Update 07/10/2020: The issue with not being able to create indices on non-empty tables has been addressed. See the announcement here.

The Good

  • You get audit history out of the box with the History function. e.g. Select * From History(tableName, startDate?, endDate?) WHERE metadata.id = ...
  • It supports more flexible queries than DynamoDB, you’re not limited by Hash + Range key. And there is no need for managing lots of composite keys and secondary indices to support querying on different fields.
  • It has built-in support for transactions.
  • It supports indices for improving read performance for attribute lookups.
  • It’s completely schemaless (yup, don’t even need to specify a primary key).
  • It supports nested fields.
  • It’s pay-as-you-go, no need to pay for server uptime, yay!
  • It uses IAM for authentication and authorization, don’t need to deal with VPCs.
  • Its query performance (average ~30ms) is good, if not on par with DynamoDB.
  • It has built-in support for optimistic concurrency control. For example, if a read was interrupted by another write, then the Ledger rejects the read and the app has to retry.
  • There is no “hard” drop table.

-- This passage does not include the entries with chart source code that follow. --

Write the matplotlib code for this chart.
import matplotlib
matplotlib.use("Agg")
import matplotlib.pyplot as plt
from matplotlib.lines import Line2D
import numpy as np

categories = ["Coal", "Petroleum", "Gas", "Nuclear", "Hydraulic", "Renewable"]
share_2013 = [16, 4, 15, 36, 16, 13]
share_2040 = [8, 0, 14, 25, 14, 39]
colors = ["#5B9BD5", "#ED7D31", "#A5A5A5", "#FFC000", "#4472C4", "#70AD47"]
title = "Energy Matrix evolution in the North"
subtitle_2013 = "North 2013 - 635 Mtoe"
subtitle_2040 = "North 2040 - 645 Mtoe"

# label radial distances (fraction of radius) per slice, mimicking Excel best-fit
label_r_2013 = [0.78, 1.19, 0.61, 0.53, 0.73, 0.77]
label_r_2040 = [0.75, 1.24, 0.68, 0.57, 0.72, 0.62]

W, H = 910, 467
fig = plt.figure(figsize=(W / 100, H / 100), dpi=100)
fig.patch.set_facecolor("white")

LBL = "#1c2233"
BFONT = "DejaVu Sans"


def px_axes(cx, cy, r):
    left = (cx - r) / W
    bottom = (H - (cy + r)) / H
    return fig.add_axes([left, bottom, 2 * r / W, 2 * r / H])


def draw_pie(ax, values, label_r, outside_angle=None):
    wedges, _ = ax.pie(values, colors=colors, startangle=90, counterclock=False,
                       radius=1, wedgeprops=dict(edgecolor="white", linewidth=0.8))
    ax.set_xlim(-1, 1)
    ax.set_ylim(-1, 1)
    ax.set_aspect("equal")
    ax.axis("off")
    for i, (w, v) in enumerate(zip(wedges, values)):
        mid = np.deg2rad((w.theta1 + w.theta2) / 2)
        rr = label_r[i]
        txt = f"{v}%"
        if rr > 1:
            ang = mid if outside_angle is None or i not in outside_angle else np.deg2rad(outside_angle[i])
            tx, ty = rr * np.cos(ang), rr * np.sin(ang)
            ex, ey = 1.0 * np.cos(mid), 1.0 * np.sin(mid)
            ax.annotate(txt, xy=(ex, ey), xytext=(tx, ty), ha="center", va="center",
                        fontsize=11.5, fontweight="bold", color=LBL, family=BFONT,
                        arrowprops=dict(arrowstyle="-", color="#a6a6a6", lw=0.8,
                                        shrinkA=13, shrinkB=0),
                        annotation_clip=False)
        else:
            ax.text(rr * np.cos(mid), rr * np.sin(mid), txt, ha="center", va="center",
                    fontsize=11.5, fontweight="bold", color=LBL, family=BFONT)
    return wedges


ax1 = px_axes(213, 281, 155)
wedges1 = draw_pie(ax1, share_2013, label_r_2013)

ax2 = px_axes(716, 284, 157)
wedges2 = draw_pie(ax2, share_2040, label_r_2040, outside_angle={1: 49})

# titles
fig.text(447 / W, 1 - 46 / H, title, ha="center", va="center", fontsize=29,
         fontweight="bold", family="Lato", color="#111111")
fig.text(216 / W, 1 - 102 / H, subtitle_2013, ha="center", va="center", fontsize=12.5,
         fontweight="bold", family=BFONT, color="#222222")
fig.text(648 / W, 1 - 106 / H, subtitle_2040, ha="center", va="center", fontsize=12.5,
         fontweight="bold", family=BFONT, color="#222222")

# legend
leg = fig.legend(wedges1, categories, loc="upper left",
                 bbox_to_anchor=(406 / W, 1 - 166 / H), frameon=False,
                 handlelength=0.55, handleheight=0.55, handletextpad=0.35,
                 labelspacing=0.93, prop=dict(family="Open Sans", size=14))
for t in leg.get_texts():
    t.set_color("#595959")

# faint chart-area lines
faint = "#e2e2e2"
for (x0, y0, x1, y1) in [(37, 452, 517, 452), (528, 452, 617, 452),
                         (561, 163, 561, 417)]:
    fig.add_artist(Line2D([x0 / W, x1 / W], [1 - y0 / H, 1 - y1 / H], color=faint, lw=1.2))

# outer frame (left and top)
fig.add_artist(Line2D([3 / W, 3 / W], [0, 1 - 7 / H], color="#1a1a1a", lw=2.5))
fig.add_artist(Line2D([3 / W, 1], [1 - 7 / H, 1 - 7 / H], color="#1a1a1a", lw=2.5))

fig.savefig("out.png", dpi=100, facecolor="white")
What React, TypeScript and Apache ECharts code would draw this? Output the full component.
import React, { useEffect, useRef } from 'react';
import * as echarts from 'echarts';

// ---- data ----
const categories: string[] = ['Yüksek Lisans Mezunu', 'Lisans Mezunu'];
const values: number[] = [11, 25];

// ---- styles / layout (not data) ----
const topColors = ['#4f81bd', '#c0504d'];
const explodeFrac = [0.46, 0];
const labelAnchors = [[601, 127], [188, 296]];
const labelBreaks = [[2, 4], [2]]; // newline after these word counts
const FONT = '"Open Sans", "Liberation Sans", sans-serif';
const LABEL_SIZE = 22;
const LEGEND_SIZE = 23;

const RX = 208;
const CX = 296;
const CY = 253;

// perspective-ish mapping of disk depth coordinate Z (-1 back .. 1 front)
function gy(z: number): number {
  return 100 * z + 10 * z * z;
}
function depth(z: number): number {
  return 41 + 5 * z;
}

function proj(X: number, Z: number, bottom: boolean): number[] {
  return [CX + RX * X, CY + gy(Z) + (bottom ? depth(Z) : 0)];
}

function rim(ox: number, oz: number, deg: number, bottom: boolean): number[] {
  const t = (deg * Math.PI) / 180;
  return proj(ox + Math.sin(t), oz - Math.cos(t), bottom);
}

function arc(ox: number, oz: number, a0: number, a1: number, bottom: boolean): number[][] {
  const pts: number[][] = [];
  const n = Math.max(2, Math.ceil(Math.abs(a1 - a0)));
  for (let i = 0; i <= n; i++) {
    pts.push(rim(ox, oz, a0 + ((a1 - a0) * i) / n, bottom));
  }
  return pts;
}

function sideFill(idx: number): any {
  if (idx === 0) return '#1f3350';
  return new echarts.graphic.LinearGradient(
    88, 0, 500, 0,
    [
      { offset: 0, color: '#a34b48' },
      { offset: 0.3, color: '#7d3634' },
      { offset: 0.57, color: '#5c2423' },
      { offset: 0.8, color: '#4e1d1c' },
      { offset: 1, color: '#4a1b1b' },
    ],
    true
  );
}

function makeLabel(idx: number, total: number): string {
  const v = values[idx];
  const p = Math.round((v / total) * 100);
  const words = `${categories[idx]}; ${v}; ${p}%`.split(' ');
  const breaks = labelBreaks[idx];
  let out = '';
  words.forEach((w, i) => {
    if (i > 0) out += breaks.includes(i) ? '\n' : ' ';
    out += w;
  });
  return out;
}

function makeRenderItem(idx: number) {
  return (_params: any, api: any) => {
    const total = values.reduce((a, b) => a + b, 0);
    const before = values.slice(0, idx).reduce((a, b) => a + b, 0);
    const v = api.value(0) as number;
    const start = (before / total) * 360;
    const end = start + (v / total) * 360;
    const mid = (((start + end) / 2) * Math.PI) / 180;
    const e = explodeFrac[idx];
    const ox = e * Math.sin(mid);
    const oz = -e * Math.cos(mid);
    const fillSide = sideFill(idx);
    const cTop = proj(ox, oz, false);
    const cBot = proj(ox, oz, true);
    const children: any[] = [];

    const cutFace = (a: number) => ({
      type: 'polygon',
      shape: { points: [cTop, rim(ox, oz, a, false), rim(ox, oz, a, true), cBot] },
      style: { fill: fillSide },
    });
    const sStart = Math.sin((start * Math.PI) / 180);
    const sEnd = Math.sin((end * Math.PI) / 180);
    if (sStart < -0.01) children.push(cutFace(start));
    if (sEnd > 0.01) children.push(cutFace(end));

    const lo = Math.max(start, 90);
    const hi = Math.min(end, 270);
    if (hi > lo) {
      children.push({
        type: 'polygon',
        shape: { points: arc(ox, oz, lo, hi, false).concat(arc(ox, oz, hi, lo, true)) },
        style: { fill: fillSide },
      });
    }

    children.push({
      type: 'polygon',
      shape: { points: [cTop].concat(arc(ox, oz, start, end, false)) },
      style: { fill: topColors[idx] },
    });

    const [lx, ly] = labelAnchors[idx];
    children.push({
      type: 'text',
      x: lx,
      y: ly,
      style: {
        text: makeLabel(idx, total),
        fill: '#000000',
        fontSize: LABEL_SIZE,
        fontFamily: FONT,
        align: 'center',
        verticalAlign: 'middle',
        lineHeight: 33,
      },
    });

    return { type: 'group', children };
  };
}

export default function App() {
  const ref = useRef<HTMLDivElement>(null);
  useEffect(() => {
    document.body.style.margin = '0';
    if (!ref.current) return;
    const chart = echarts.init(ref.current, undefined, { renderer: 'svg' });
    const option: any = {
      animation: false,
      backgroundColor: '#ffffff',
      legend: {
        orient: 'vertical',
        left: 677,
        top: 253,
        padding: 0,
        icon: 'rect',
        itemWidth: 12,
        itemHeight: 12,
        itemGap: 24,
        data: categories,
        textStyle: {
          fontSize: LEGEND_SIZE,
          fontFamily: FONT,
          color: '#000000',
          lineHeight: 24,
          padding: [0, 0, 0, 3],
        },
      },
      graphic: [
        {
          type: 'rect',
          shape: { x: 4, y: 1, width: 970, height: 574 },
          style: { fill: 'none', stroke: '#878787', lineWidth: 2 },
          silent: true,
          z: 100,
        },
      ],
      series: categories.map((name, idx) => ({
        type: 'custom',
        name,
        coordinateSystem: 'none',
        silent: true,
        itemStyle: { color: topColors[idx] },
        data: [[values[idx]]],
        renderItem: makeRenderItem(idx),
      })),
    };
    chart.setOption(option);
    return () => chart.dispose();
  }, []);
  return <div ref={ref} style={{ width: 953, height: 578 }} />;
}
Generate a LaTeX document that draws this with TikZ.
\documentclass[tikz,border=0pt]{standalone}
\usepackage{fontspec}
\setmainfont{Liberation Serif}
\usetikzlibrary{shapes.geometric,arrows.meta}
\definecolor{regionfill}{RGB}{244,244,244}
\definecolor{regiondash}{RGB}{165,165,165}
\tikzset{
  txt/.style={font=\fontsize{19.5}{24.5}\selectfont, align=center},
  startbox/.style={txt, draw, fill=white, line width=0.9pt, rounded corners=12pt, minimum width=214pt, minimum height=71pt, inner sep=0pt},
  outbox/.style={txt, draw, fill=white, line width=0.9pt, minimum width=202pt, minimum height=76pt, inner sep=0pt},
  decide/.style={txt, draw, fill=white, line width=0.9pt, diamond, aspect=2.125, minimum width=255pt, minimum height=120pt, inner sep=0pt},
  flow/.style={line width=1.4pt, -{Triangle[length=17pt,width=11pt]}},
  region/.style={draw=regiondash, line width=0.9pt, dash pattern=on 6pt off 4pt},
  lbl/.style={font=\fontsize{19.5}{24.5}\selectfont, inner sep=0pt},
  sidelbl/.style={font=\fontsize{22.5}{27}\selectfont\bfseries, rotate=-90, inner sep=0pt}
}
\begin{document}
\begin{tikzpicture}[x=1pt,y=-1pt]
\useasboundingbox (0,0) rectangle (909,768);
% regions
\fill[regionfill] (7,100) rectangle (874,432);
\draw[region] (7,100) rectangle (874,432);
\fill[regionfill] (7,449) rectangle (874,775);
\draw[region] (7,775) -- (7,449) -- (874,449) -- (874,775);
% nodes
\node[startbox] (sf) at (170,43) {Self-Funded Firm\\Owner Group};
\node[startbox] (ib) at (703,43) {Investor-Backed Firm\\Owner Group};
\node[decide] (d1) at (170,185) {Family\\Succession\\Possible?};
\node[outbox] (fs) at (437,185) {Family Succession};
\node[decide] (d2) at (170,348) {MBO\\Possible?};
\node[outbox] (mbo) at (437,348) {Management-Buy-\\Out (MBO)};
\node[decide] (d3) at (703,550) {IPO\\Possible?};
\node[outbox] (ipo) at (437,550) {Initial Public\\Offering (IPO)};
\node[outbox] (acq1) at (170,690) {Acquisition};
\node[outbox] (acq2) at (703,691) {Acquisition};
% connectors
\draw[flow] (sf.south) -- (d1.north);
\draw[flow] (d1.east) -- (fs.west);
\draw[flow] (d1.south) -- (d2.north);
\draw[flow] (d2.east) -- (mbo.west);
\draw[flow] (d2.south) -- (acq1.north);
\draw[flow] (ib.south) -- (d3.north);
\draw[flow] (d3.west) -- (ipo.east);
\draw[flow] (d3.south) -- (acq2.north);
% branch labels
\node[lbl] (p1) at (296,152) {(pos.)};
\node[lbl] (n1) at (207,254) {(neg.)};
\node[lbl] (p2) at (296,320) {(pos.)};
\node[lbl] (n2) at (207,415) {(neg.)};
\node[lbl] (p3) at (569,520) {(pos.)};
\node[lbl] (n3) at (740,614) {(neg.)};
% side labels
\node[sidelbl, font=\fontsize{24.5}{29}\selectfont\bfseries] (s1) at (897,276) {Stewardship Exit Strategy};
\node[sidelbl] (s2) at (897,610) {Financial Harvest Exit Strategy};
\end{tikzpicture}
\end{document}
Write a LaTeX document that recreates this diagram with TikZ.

Dropped tables are simply marked as “inactive” and can be restored with UNDROP TABLE.
  • You can stream data changes out to Kinesis in order to popular other read models – e.g. to ElasticSearch to support search features.

The Bad

  • Lots of Partiql operations are not supported yet, but most importantly..
    • No support for Order By, so we can’t implement some of the required sorting in the app
    • No support for LIMIT, so we can’t implement pagination.
  • History queries require the document id, which is generated by QLDB and you only find out AFTER you run INSERT INTO. This makes querying histories a little awkward… A workaround for this (thanks to Matt Lewis for this tip!) is to capture it after the insert and then run UPDATE to add the id to the document. Fortunately, this can be done atomically in a transaction.
  • No support for conditional checks. Instead, you have to do a read to check if the document already exists, then decide whether to add the document. Fortunately, the read and then write can be done inside a transaction. The optimistic concurrency control ensures there are no race conditions here, and ensures that you don’t end up adding the same document twice.
  • You can only have 5 indices per table.
  • Indices can only be created when the table is empty.
  • Unknown performance at scale without indices.
  • Long cold start (the client library needs to init socket pool) time. During testing, this took around 300ms on average.
  • No CloudFormation support for table and indices.
  • There’s no support for KMS CMKs for server-side encryption, only QLDB-managed KMS keys.
  • IAM permission is not granular, it’s just qldb:sendCommand.
  • While you can export ION documents to S3, there is no way to restore them right now.
  • There is no direct integration with AppSync. But this 2-part blog post shows you how to build a reusable Lambda resolver that can make integrating AppSync with QLDB relatively straight-forward.

Although we decided not to go with QLDB for now, it is a very exciting piece of technology that we would love to use in the future. For now, some of these limitations are showstoppers for us. And while it makes some things easier (e.g. implementing audit history) it makes other things more difficult (e.g. implementing conditional checks, backup and restore, and integrating with our AppSync API). All and all, we don’t feel there would be any net gain in terms of development effort and velocity.